You might have heard about veterans groups like I Was Shot At, made up of fliers from World War II and the Korean War. But I was reminded recently that vets don’t need to have fought in a war to establish a bond that last for decades.
Richard Ackerman of Northampton told me about his group of former National Guardsmen and how they continue to celebrate their friendship.
“It all started back in the ’50s,” he wrote, “when a bunch of fellows from the Lehigh Valley joined the Pennsylvania Army National Guard, 213th Regiment, Battery C, located in Bethlehem. At that time the group was anti-aircraft.

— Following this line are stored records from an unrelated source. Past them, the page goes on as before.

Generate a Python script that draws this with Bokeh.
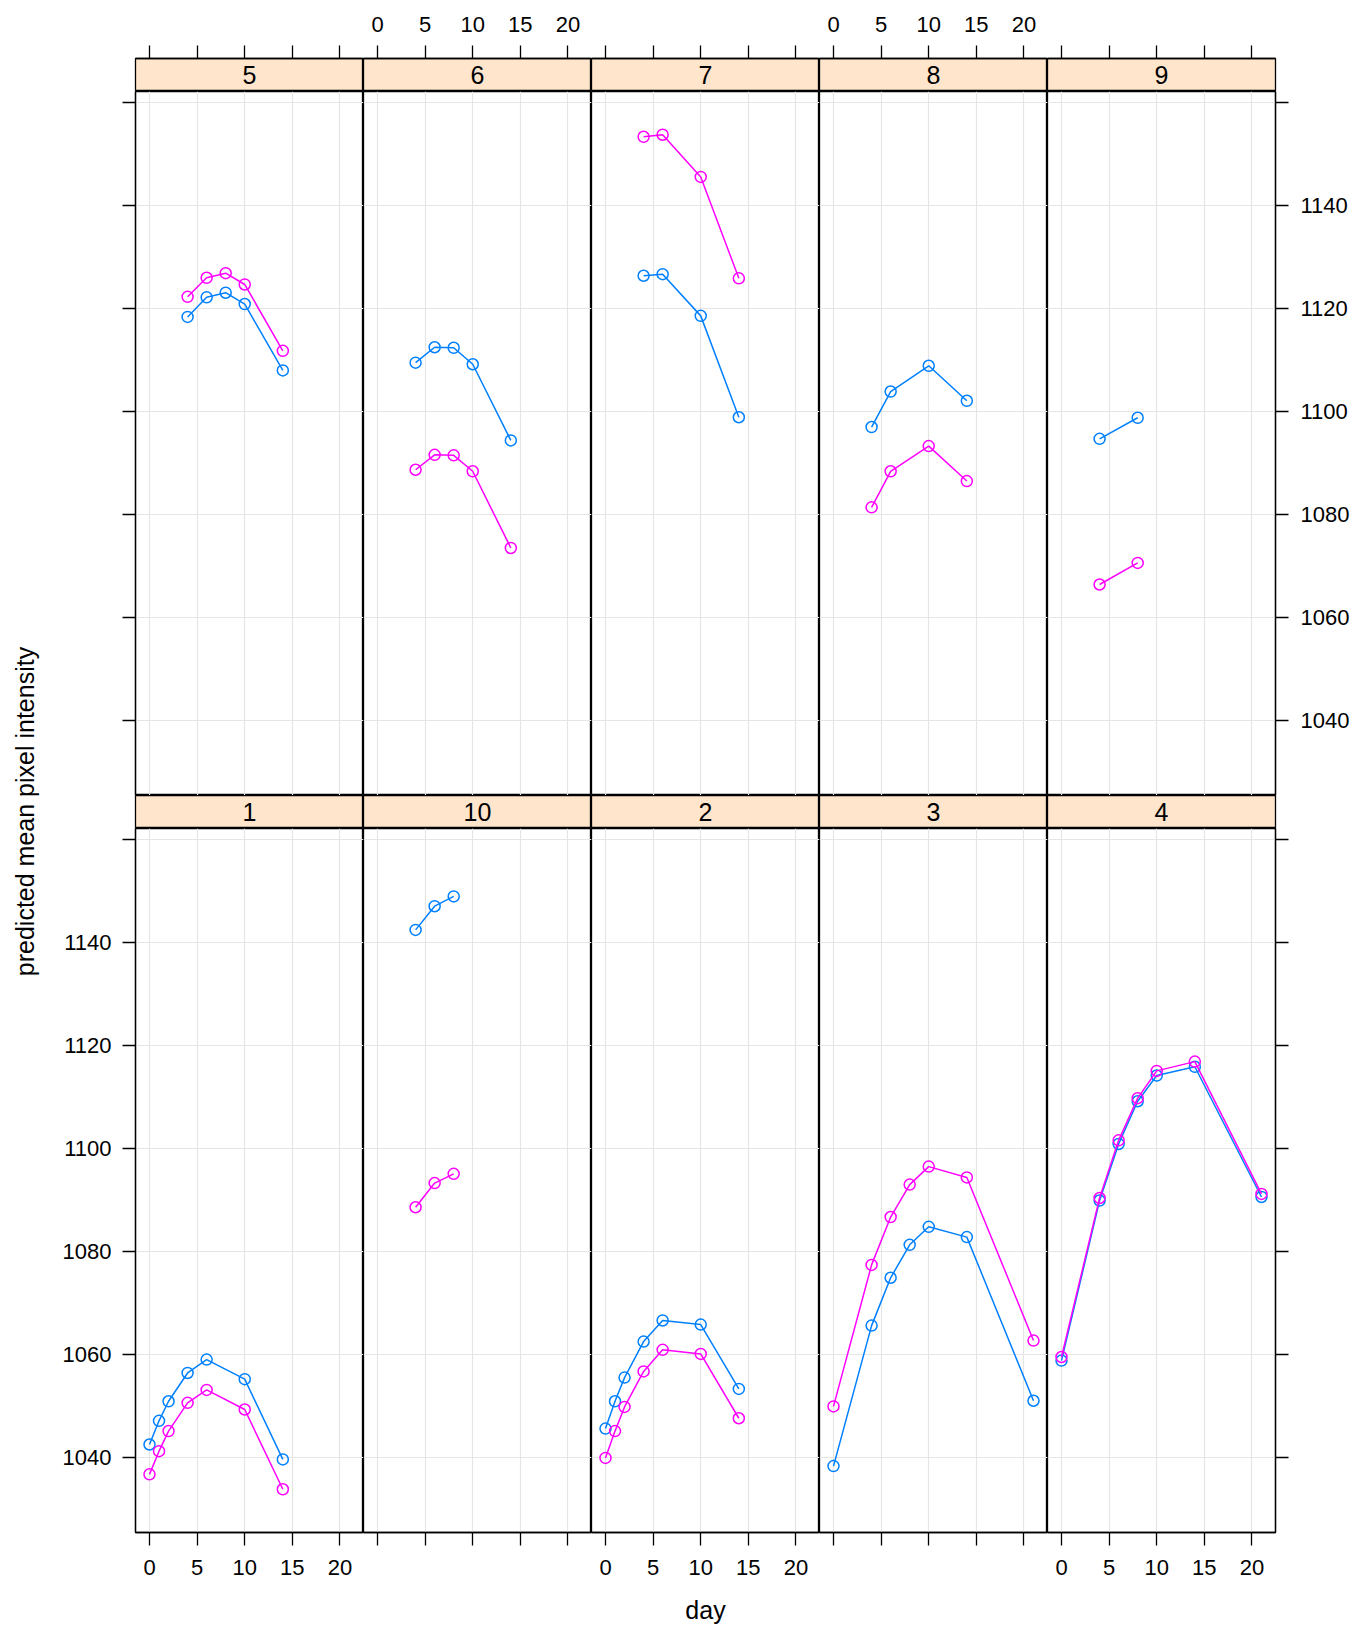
import math
from bokeh.plotting import figure
from bokeh.models import Range1d, FixedTicker, LinearAxis, CustomJSTickFormatter
from bokeh.layouts import row, column
from bokeh.embed import file_html
from bokeh.resources import INLINE
from bokeh.core.properties import value

# ---------------- data ----------------
top_panels = ["5", "6", "7", "8", "9"]
bottom_panels = ["1", "10", "2", "3", "4"]

x_ticks = [0, 5, 10, 15, 20]
y_ticks = [1040, 1060, 1080, 1100, 1120, 1140, 1160]

day_1 = [0, 1, 2, 4, 6, 10, 14]
L_1 = [1042.5, 1047.1, 1050.9, 1056.4, 1059.0, 1055.2, 1039.6]
R_1 = [1036.7, 1041.2, 1045.1, 1050.6, 1053.1, 1049.3, 1033.8]

day_2 = [0, 1, 2, 4, 6, 10, 14]
L_2 = [1045.6, 1050.9, 1055.5, 1062.5, 1066.6, 1065.8, 1053.3]
R_2 = [1039.9, 1045.1, 1049.8, 1056.7, 1060.9, 1060.1, 1047.6]

day_3 = [0, 4, 6, 8, 10, 14, 21]
L_3 = [1038.3, 1065.6, 1074.9, 1081.3, 1084.8, 1082.8, 1051.0]
R_3 = [1049.9, 1077.4, 1086.7, 1093.0, 1096.5, 1094.4, 1062.7]

day_4 = [0, 4, 6, 8, 10, 14, 21]
L_4 = [1058.8, 1089.9, 1100.9, 1109.2, 1114.2, 1115.9, 1090.6]
R_4 = [1059.5, 1090.4, 1101.6, 1109.8, 1115.1, 1116.9, 1091.2]

day_5 = [4, 6, 8, 10, 14]
L_5 = [1118.4, 1122.2, 1123.1, 1120.9, 1108.0]
R_5 = [1122.3, 1126.0, 1126.9, 1124.7, 1111.8]

day_6 = [4, 6, 8, 10, 14]
L_6 = [1109.5, 1112.5, 1112.4, 1109.2, 1094.4]
R_6 = [1088.7, 1091.6, 1091.5, 1088.4, 1073.5]

day_7 = [4, 6, 10, 14]
L_7 = [1126.4, 1126.7, 1118.6, 1098.9]
R_7 = [1153.4, 1153.8, 1145.6, 1125.9]

day_8 = [4, 6, 10, 14]
L_8 = [1097.0, 1103.9, 1108.9, 1102.1]
R_8 = [1081.4, 1088.4, 1093.3, 1086.5]

day_9 = [4, 8]
L_9 = [1094.7, 1098.8]
R_9 = [1066.4, 1070.6]

day_10 = [4, 6, 8]
L_10 = [1142.5, 1147.1, 1149.0]
R_10 = [1088.6, 1093.3, 1095.1]

series = {
    "1": (day_1, L_1, R_1), "2": (day_2, L_2, R_2), "3": (day_3, L_3, R_3),
    "4": (day_4, L_4, R_4), "5": (day_5, L_5, R_5), "6": (day_6, L_6, R_6),
    "7": (day_7, L_7, R_7), "8": (day_8, L_8, R_8), "9": (day_9, L_9, R_9),
    "10": (day_10, L_10, R_10),
}

# ---------------- style ----------------
FONT = "Liberation Sans"
BLUE = "#0080ff"
MAG = "#ff00ff"
STRIP_BG = "#ffe5cc"
GRID = "#e5e5e5"
FW, FH, SH = 228, 704, 33
YLAB_W = 58
LEFT_B, RIGHT_B, TOP_B, BOT_B = 77, 75, 58, 96
TICK_FONT = "22px"
LW = 1.5

xr = Range1d(-1.47, 22.47)
yr = Range1d(1025.4, 1162.2)

yfmt = CustomJSTickFormatter(code="return (tick > 1150) ? '' : tick.toFixed(0);")


def style_axis(ax, ticks, labels, standoff):
    ax.ticker = FixedTicker(ticks=ticks)
    ax.major_tick_out = 13
    ax.major_tick_in = 0
    ax.minor_tick_out = 0
    ax.minor_tick_in = 0
    ax.axis_line_color = "black"
    ax.axis_line_width = 1.3
    ax.major_tick_line_color = "black"
    ax.major_tick_line_width = 1.3
    ax.major_label_text_font = FONT
    ax.major_label_text_font_size = TICK_FONT
    ax.major_label_text_color = "black" if labels else None
    ax.major_label_standoff = standoff


def base_fig(w, h, col, top=0, bottom=0, yrange=None):
    p = figure(frame_width=w, frame_height=h, x_range=xr,
               y_range=yrange if yrange is not None else yr,
               x_axis_location=None, y_axis_location=None,
               toolbar_location=None, output_backend="svg",
               min_border_left=LEFT_B if col == 0 else 0,
               min_border_right=RIGHT_B if col == 4 else 0,
               min_border_top=top, min_border_bottom=bottom)
    p.outline_line_color = "black"
    p.outline_line_width = 1.3
    p.border_fill_color = "white"
    return p


def strip_fig(label, col, top_row):
    p = base_fig(FW, SH, col, top=TOP_B if top_row else 0, yrange=Range1d(0, 1))
    p.background_fill_color = STRIP_BG
    for g in p.grid:
        g.visible = False
    p.text(x=[(xr.start + xr.end) / 2], y=[0.5], text=[label],
           text_align="center", text_baseline="middle",
           text_font=value(FONT), text_font_size="25px", text_color="black",
           text_font_style="normal")
    if top_row:
        ax = LinearAxis()
        style_axis(ax, x_ticks, col in (1, 3), 14)
        p.add_layout(ax, "above")
    return p


def panel_fig(label, col, row_i):
    p = base_fig(FW, FH, col, bottom=BOT_B if row_i == 1 else 0)
    p.xgrid.ticker = FixedTicker(ticks=x_ticks)
    p.ygrid.ticker = FixedTicker(ticks=y_ticks)
    p.xgrid.grid_line_color = GRID
    p.ygrid.grid_line_color = GRID
    p.xgrid.grid_line_width = 1.2
    p.ygrid.grid_line_width = 1.2
    d, l, r = series[label]
    for ys, c in ((l, BLUE), (r, MAG)):
        p.line(d, ys, line_color=c, line_width=LW)
        p.scatter(d, ys, marker="circle", size=11, fill_color=None,
                  line_color=c, line_width=LW)
    if col == 0:
        ax = LinearAxis(formatter=yfmt)
        style_axis(ax, y_ticks, row_i == 1, 11)
        p.add_layout(ax, "left")
    if col == 4:
        ax = LinearAxis(formatter=yfmt)
        style_axis(ax, y_ticks, row_i == 0, 12)
        p.add_layout(ax, "right")
    if row_i == 1:
        ax = LinearAxis()
        style_axis(ax, x_ticks, col in (0, 2, 4), 14)
        if col == 2:
            ax.axis_label = "day"
            ax.axis_label_text_font = FONT
            ax.axis_label_text_font_size = "25px"
            ax.axis_label_text_font_style = "normal"
            ax.axis_label_text_color = "black"
            ax.axis_label_standoff = 18
        p.add_layout(ax, "below")
    return p


strips_top = row(*[strip_fig(lab, i, True) for i, lab in enumerate(top_panels)])
panels_top = row(*[panel_fig(lab, i, 0) for i, lab in enumerate(top_panels)])
strips_bot = row(*[strip_fig(lab, i, False) for i, lab in enumerate(bottom_panels)])
panels_bot = row(*[panel_fig(lab, i, 1) for i, lab in enumerate(bottom_panels)])

TOTAL_H = (TOP_B + SH) + FH + SH + FH + BOT_B
ylab = figure(frame_width=YLAB_W, frame_height=TOTAL_H, x_range=Range1d(0, YLAB_W),
              y_range=Range1d(0, TOTAL_H), x_axis_location=None,
              y_axis_location=None, toolbar_location=None, output_backend="svg",
              min_border=0)
ylab.outline_line_color = None
for g in ylab.grid:
    g.visible = False
ylab.text(x=[24], y=[TOTAL_H - 811], text=["predicted mean pixel intensity"],
          angle=math.pi / 2, text_align="center", text_baseline="middle",
          text_font=value(FONT), text_font_size="25px", text_color="black")

p = row(ylab, column(strips_top, panels_top, strips_bot, panels_bot))

open("out.html", "w").write(file_html(p, INLINE))
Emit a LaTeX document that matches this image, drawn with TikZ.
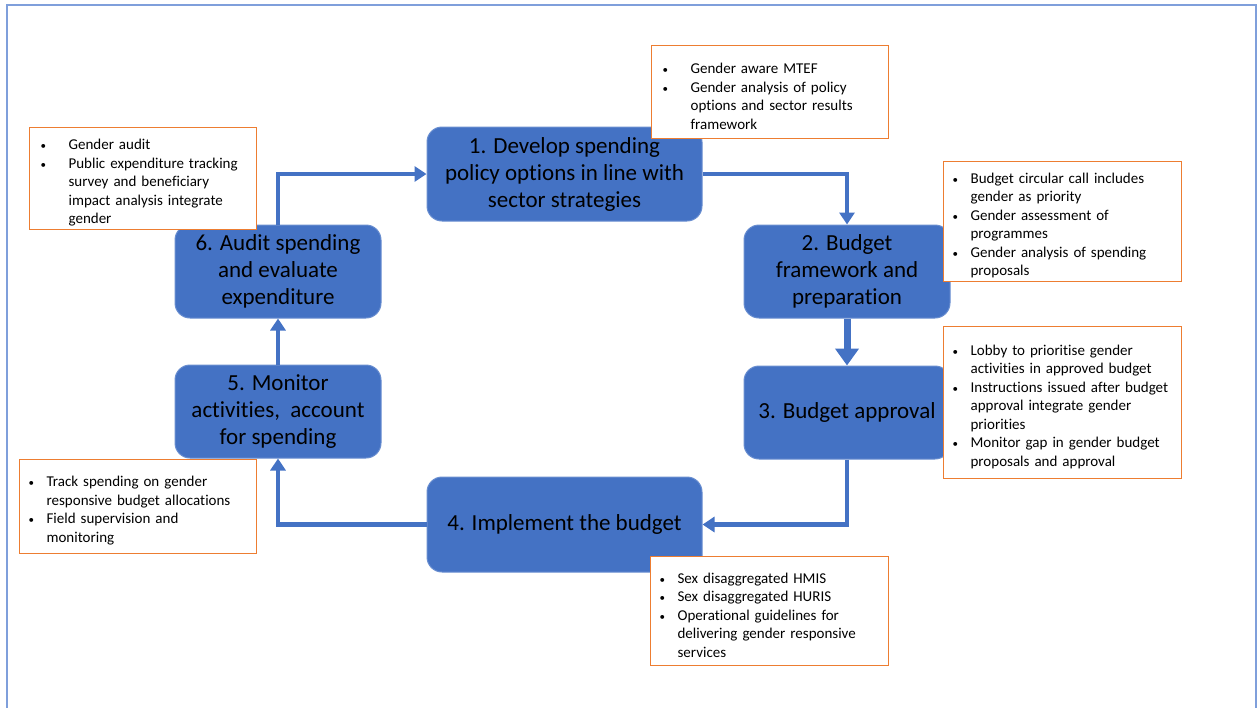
\documentclass[tikz,border=0pt]{standalone}
\usepackage{fontspec}
\setmainfont{Carlito}[Ligatures=NoCommon]
\usepackage{enumitem}
\usetikzlibrary{arrows.meta}
\definecolor{stepblue}{HTML}{4472C4}
\definecolor{noteorange}{HTML}{ED7D31}
\definecolor{frameblue}{HTML}{7F9FDB}
\newcommand{\notebullet}{{\fontsize{11}{11}\selectfont\textbullet}}
\setlist[itemize]{label=\notebullet, leftmargin=23pt, labelwidth=8pt, labelsep=10pt, align=left,
	itemsep=0pt, topsep=0pt, parsep=0pt, partopsep=0pt}
\newlist{wideitems}{itemize}{1}
\setlist[wideitems]{label=\notebullet, leftmargin=35pt, labelwidth=8pt, labelsep=20pt, align=left,
	itemsep=0pt, topsep=0pt, parsep=0pt, partopsep=0pt}

\begin{document}
\begin{tikzpicture}[x=1pt, y=-1pt,
	stage/.style={fill=stepblue, draw=stepblue!80!white, line width=1pt, rounded corners=15pt,
		align=center, inner sep=0pt, font=\fontsize{23}{27}\selectfont},
	note/.style={fill=white, draw=noteorange, line width=1.2pt, anchor=north west, inner xsep=4pt,
		inner ysep=0pt, font=\fontsize{15}{18.5}\selectfont},
	flow/.style={draw=stepblue, line width=4.5pt, -{Triangle[width=15pt,length=12pt]}}]
	\useasboundingbox (0,0) rectangle (1257,707);
	\draw [draw=frameblue, line width=1.5pt] (7,710) -- (7,5) -- (1256,5) -- (1256,710);

	% cycle stages
	\node [stage, minimum width=275pt, minimum height=94pt] (b1) at (564.5,174)
		{1. Develop spending\\policy options in line with\\sector strategies};
	\node [stage, minimum width=206pt, minimum height=93pt] (b2) at (847,271.5)
		{2. Budget\\framework and\\preparation};
	\node [stage, minimum width=206pt, minimum height=93pt] (b3) at (847,412.5)
		{3. Budget approval};
	\node [stage, minimum width=275pt, minimum height=95pt] (b4) at (564.5,524.5)
		{4. Implement the budget};
	\node [stage, minimum width=206pt, minimum height=93pt] (b5) at (278,411.5)
		{5. Monitor\\activities,\ \ account\\for spending};
	\node [stage, minimum width=206pt, minimum height=93pt] (b6) at (278,271.5)
		{6. Audit spending\\and evaluate\\expenditure};

	% connectors
	\draw [flow] (b1.east) -| (b2.north);
	\draw [flow, line width=7pt, -{Triangle[width=23pt,length=17pt]}] (b2.south) -- (b3.north);
	\draw [flow] (b3.south) |- (b4.east);
	\draw [flow] (b4.west) -| (b5.south);
	\draw [flow] (b5.north) -- (b6.south);
	\draw [flow] (b6.north) |- (b1.west);

	% gender notes
	\node [note, text width=229pt, minimum height=93pt] (n1) at (651,45) {%
		\begin{wideitems}
		\item Gender aware MTEF
		\item Gender analysis of policy\\options and sector results\\framework
		\end{wideitems}};
	\node [note, text width=230pt, minimum height=120pt] (n2) at (943,161) {%
		\begin{itemize}
		\item Budget circular call includes\\gender as priority
		\item Gender assessment of\\programmes
		\item Gender analysis of spending\\proposals
		\end{itemize}};
	\node [note, text width=230pt, minimum height=152pt] (n3) at (943,326) {%
		\begin{itemize}
		\item Lobby to prioritise gender\\activities in approved budget
		\item Instructions issued after budget\\approval integrate gender\\priorities
		\item Monitor gap in gender budget\\proposals and approval
		\end{itemize}\par\vspace{14pt}};
	\node [note, text width=230pt, minimum height=109pt] (n4) at (650,556) {%
		\begin{itemize}
		\item Sex disaggregated HMIS
		\item Sex disaggregated HURIS
		\item Operational guidelines for\\delivering gender responsive\\services
		\end{itemize}};
	\node [note, text width=229pt, minimum height=94pt] (n5) at (19,459) {%
		\begin{itemize}
		\item Track spending on gender\\responsive budget allocations
		\item Field supervision and\\monitoring
		\end{itemize}\par\vspace{12pt}};
	\node [note, text width=219pt, minimum height=102pt] (n6) at (29,127) {%
		\begin{wideitems}
		\item Gender audit
		\item Public expenditure tracking\\survey and beneficiary\\impact analysis integrate\\gender
		\end{wideitems}};
\end{tikzpicture}
\end{document}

“The non-coms had a slush fund of money to be spent. It was decided to have a dinner, which was at the original Village Inn on Tilghman Street in Allentown.
We had 12 individuals at that meeting [in 1962], and we still had monies left from our slush fund, and it was suggested that every year we meet for the camaraderie and fellowship.”
Richard sent me a list of the 12 Apostles, as they called themselves. Besides himself, the ex-Guard members were Dennis Casciano, who died in 1991; Joseph Deutsch (died in 2000); Charles Hettenbach; Martin Lynn (died in 2007); Loyal McCarty (died in 1995); Joseph Nemeth; William Oplinger (died in 2002); Charles Schultz; Emil Schwartz; Michael Vidumsky; and Donald Williams.
Though their ranks have thinned, they have been true to the commitment they made to themselves almost half a century ago. In August, six of the seven surviving Apostles attended their 49th reunion.